In that case a likely candidate would be cornerback Ras-I Dowling who was viewed as one of the better cornerbacks in the draft until he missed playing time due to multiple injuries.
For now though, this pick remains Kendall Hunter, who’s just too exciting to pass up.
Round Three: Rashad Carmichael, CB, Virginia Tech
Carmichael sat out the Senior Bowl due to an aggravated high ankle sprain, but is still defined by most scouts as a fast, aggressive, and hard-working corner. He understands schemes and fared well moving from the slot to the outside as a senior.
With the addition of Sam Shields and the elevated play of Tramon Williams, the Packers are no longer in a position where they need a new starter right away.
But Charles Woodson can’t play forever, and they aren’t satisfied with Pat Lee or Brandon Underwood as Woodson’s eventual successors.
Aside from Shields, Thompson has struggled with finding capable rookie corners, so it might be best for him to start taking his next shots at the position sooner rather than later.
Round Four: Marcus Gilbert, OT, Florida
Perhaps best known as Tim Tebow’s personal body guard in 2009, Marcus Gilbert is also a reliable, consistent player who is well-known for his leadership abilities.
However, the fact that Florida’s offensive scheme doesn’t translate well in the NFL will work against Gilbert.
For Green Bay, Gilbert’s ability to get to the next level in the run game, and still protect as a solid pass blocker make him worthy of a fourth-round pick.

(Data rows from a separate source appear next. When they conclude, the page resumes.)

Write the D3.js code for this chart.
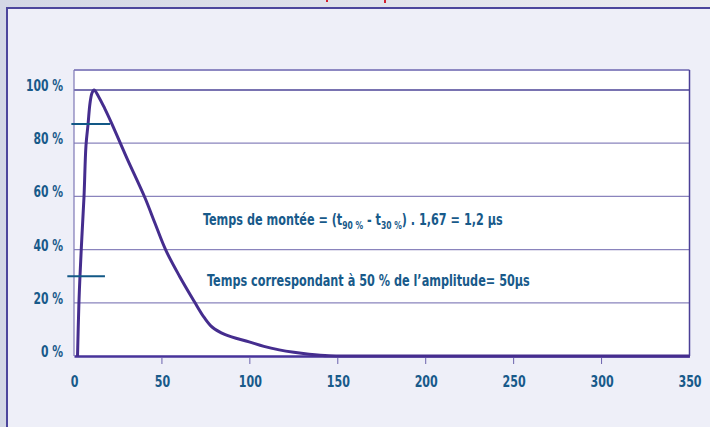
<!DOCTYPE html>
<html>
<head>
<meta charset="utf-8">
<script src="https://cdn.jsdelivr.net/npm/d3@7"></script>
<style>
  body { margin: 0; padding: 0; }
  svg { display: block; }
  text { font-family: "DejaVu Sans Condensed", "Liberation Sans Narrow", sans-serif; font-weight: bold; fill: #185a8a; }
</style>
</head>
<body>
<div id="vis"></div>
<script>
// curve: time (µs) vs amplitude (%)
var timeUs =       [2, 2.8, 3.4, 4.5, 5.7, 6.8, 8,    9.1, 10.2, 11.4, 14,   17.5, 21.6, 30,   40.4, 46, 52.2, 60, 68.3, 74, 78.5, 86,  99.6, 108, 116.7, 125, 133.7, 145, 160, 200, 250, 300, 350];
var amplitudePct = [0, 20,  30,  45,  60,  79,  87.2, 95,  98.8, 100,  97.5, 93,   87.2, 74.5, 59.4, 50, 39.8, 30, 20.6, 14.5, 10.9, 8,   5.3,  3.6, 2.3,   1.4, 0.7,   0.1, 0,   0,   0,   0,   0];

var yTicks = [0, 20, 40, 60, 80, 100];
var xTicks = [0, 50, 100, 150, 200, 250, 300, 350];

// the two short level marks (amplitude %, from time, to time)
var markLevels = [87.2, 30];
var markFrom = [-1.5, -3.8];
var markTo = [20.5, 17.6];

var W = 710, H = 427;
var plotLeft = 74, plotRight = 689.5, plotTop = 70, plotBottom = 356;

var x = d3.scaleLinear().domain([0, 350]).range([plotLeft, plotRight]);
var y = d3.scaleLinear().domain([0, 100]).range([plotBottom, 90]);

// condensed look: squeeze a text horizontally
function narrow(sel, k) {
  sel.each(function() {
    var w = this.getComputedTextLength();
    d3.select(this).attr("textLength", w * k).attr("lengthAdjust", "spacingAndGlyphs");
  });
}

// squeeze a whole group so that it is `width` wide, starting at (x0, y0)
function fitWidth(g, x0, y0, width) {
  var b = g.node().getBBox();
  g.attr("transform", "translate(" + x0 + "," + y0 + ") scale(" + (width / b.width) + ",1)");
}

var svg = d3.select("#vis").append("svg")
    .attr("width", W)
    .attr("height", H);

var defs = svg.append("defs");
var grad = defs.append("linearGradient").attr("id", "outer").attr("x1", "0").attr("x2", "1").attr("y1", "0").attr("y2", "0");
grad.append("stop").attr("offset", "0").attr("stop-color", "#d3d7e5");
grad.append("stop").attr("offset", "1").attr("stop-color", "#ececf0");

// outer page background and panel
svg.append("rect").attr("width", W).attr("height", H).attr("fill", "url(#outer)");
svg.append("rect").attr("x", 7).attr("y", 8).attr("width", W).attr("height", H)
    .attr("fill", "#eeeff8");
svg.append("line").attr("x1", 6).attr("x2", W).attr("y1", 8).attr("y2", 8)
    .attr("stroke", "#4c469c").attr("stroke-width", 2);
svg.append("line").attr("x1", 7).attr("x2", 7).attr("y1", 8).attr("y2", H)
    .attr("stroke", "#4c469c").attr("stroke-width", 2);

// bits of the cropped red heading above the frame
svg.append("rect").attr("x", 326).attr("y", 0).attr("width", 2).attr("height", 2).attr("fill", "#d2202f");
svg.append("rect").attr("x", 384).attr("y", 0).attr("width", 2).attr("height", 3).attr("fill", "#d2202f");

// plot area
svg.append("rect")
    .attr("x", plotLeft).attr("y", plotTop)
    .attr("width", plotRight - plotLeft).attr("height", plotBottom - plotTop)
    .attr("fill", "#ffffff");

// grid
svg.append("g").selectAll("line")
    .data(yTicks.filter(function(d) { return d > 0; }))
  .enter().append("line")
    .attr("x1", plotLeft).attr("x2", plotRight)
    .attr("y1", function(d) { return y(d); })
    .attr("y2", function(d) { return y(d); })
    .attr("stroke", function(d) { return d == 100 ? "#4d4597" : "#8a84bd"; })
    .attr("stroke-width", 1.3);

// frame
svg.append("line").attr("x1", plotLeft).attr("x2", plotRight).attr("y1", plotTop).attr("y2", plotTop)
    .attr("stroke", "#8d88c2").attr("stroke-width", 2);
svg.append("line").attr("x1", plotLeft).attr("x2", plotLeft).attr("y1", plotTop).attr("y2", plotBottom)
    .attr("stroke", "#7e77b6").attr("stroke-width", 1.2);
svg.append("line").attr("x1", plotRight).attr("x2", plotRight).attr("y1", plotTop).attr("y2", plotBottom)
    .attr("stroke", "#4a3f96").attr("stroke-width", 1.5);

// x axis
var xAxis = d3.axisBottom(x)
    .tickValues(xTicks)
    .tickSize(0)
    .tickPadding(20)
    .tickFormat(d3.format("d"));

var gx = svg.append("g")
    .attr("transform", "translate(0," + plotBottom + ")")
    .call(xAxis);
gx.select(".domain").attr("stroke", "#47339a").attr("stroke-width", 2.5);
gx.selectAll(".tick text").style("font-size", "15px").attr("fill", null).call(narrow, 0.82);

svg.append("g").selectAll("line")
    .data(xTicks.filter(function(d) { return d > 0 && d < 350; }))
  .enter().append("line")
    .attr("x1", function(d) { return x(d); })
    .attr("x2", function(d) { return x(d); })
    .attr("y1", plotBottom + 2).attr("y2", plotBottom + 8)
    .attr("stroke", "#6b62ad").attr("stroke-width", 1);

// y labels
svg.append("g").selectAll("text")
    .data(yTicks)
  .enter().append("text")
    .attr("x", 63)
    .attr("y", function(d) { return y(d) + 1; })
    .attr("text-anchor", "end")
    .style("font-size", "15px")
    .text(function(d) { return d + " %"; })
    .call(narrow, 0.8);

// the wave
var line = d3.line()
    .x(function(d, i) { return x(timeUs[i]); })
    .y(function(d) { return y(d); })
    .curve(d3.curveCatmullRom.alpha(0.5));

svg.append("path")
    .datum(amplitudePct)
    .attr("d", line)
    .attr("fill", "none")
    .attr("stroke", "#452d8e")
    .attr("stroke-width", 3)
    .attr("stroke-linejoin", "round");

// level marks
svg.append("g").selectAll("line")
    .data(markLevels)
  .enter().append("line")
    .attr("x1", function(d, i) { return x(markFrom[i]); })
    .attr("x2", function(d, i) { return x(markTo[i]); })
    .attr("y1", function(d) { return y(d); })
    .attr("y2", function(d) { return y(d); })
    .attr("stroke", "#125886")
    .attr("stroke-width", 2);

// annotations
var g1 = svg.append("g");
var t1 = g1.append("text").attr("x", 0).attr("y", 0).style("font-size", "15.5px");
t1.append("tspan").text("Temps de montée = (t");
t1.append("tspan").attr("dy", 4).style("font-size", "10.5px").text("90 %");
t1.append("tspan").attr("dy", -4).text(" - t");
t1.append("tspan").attr("dy", 4).style("font-size", "10.5px").text("30 %");
t1.append("tspan").attr("dy", -4).text(") . 1,67 = 1,2 µs");
fitWidth(g1, 203, 225, 300);

var g2 = svg.append("g");
g2.append("text").attr("x", 0).attr("y", 0).style("font-size", "15.5px")
    .text("Temps correspondant à 50 % de l’amplitude= 50µs");
fitWidth(g2, 207, 286, 323);
</script>
</body>
</html>
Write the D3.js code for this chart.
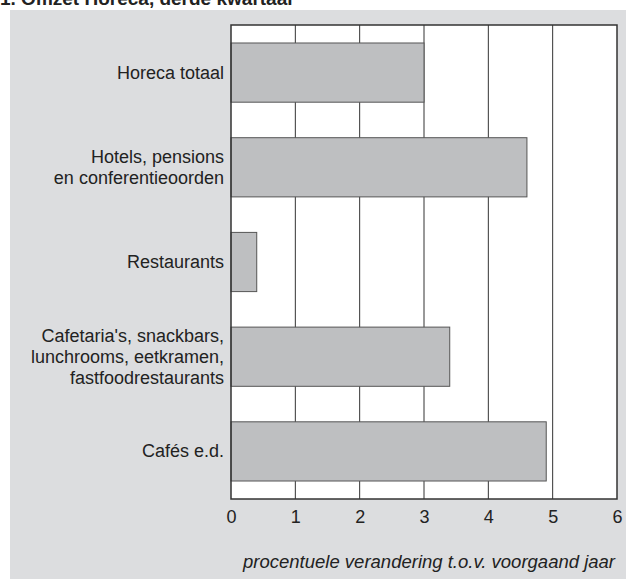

As stated earlier Daryn Colledge isn’t guaranteed to return in 2011, which could occupy Lang as the left guard of the future and once again leave the Packers short a future starter at tackle.
Regardless of the scheme he played in, his size and athleticism could translate into serious success as a right tackle in the NFL, which would give the Packers the option to move current right tackle Bryan Bulaga back to the left side.
This scenario could lead to a starting lineup of Bryan Bulaga, TJ Lang, Scott Wells, Josh Sitton, and Marcus Gilbert from left to right, with Nick McDonald, Marshall Newhouse, and Stefan Wisniewski acting as able backups.
Round Five: Mario Butler, CB, Georgia Tech
My prediction is that Thompson will take two mid-to-late-round shots at finding another impact corner this April, and Mario Butler’s play-making skills warrant a selection here.
Butler has the right combination of size and speed for a future NFL corner. He also started thirty-eight consecutive games with the Yellow Jackets and steadily improved as his career went on.
He also appears to have ball skills similar to his former teammate, Safety Morgan Burnett, whom the Packers traded up for in round three of last year’s draft.
Butler would compete with Carmichael (mentioned earlier) Pat Lee, Brandon Underwood, and Jarret Bush for what are likely to be two or three roster spots.
Round Six: Mike Mohamed, ILB, California
With Green Bay likely losing either AJ Hawk or Nick Barnett due to Salary Cap management they should look to find some kind of replacement in this year’s draft.
Mike Mohamed is a smart and durable player who has experience playing the inside position in a 3-4 defense. He reminds me of Brandon Chillar due to his exceptional pass coverage abilities, but will need to be more physical and aggressive against the run and in pass rush situations to become an eventual starter.
In the meantime, he should do well on special teams and could see the field on some passing downs in 2011.
Round Seven: Denarius Moore, WR, Tennessee
Moore has already jumped up draft boards since he landed on my radar a few months ago.
Considering his size and ability to stretch the field, I wouldn’t be surprised to see him become a potential third or fourth round pick by April.
His specialty in college was using his speed to outrun corners, but he also has a good double move, adjusts well to the ball in the air, and isn’t afraid to leap up and grab the ball when surrounded by defenders.
If James Jones doesn’t return, Jordy Nelson will be the full-time third receiver while Brett Swain will likely remain the fifth, allowing Moore to become the fourth receiver as he adjusts to the speed of the NFL.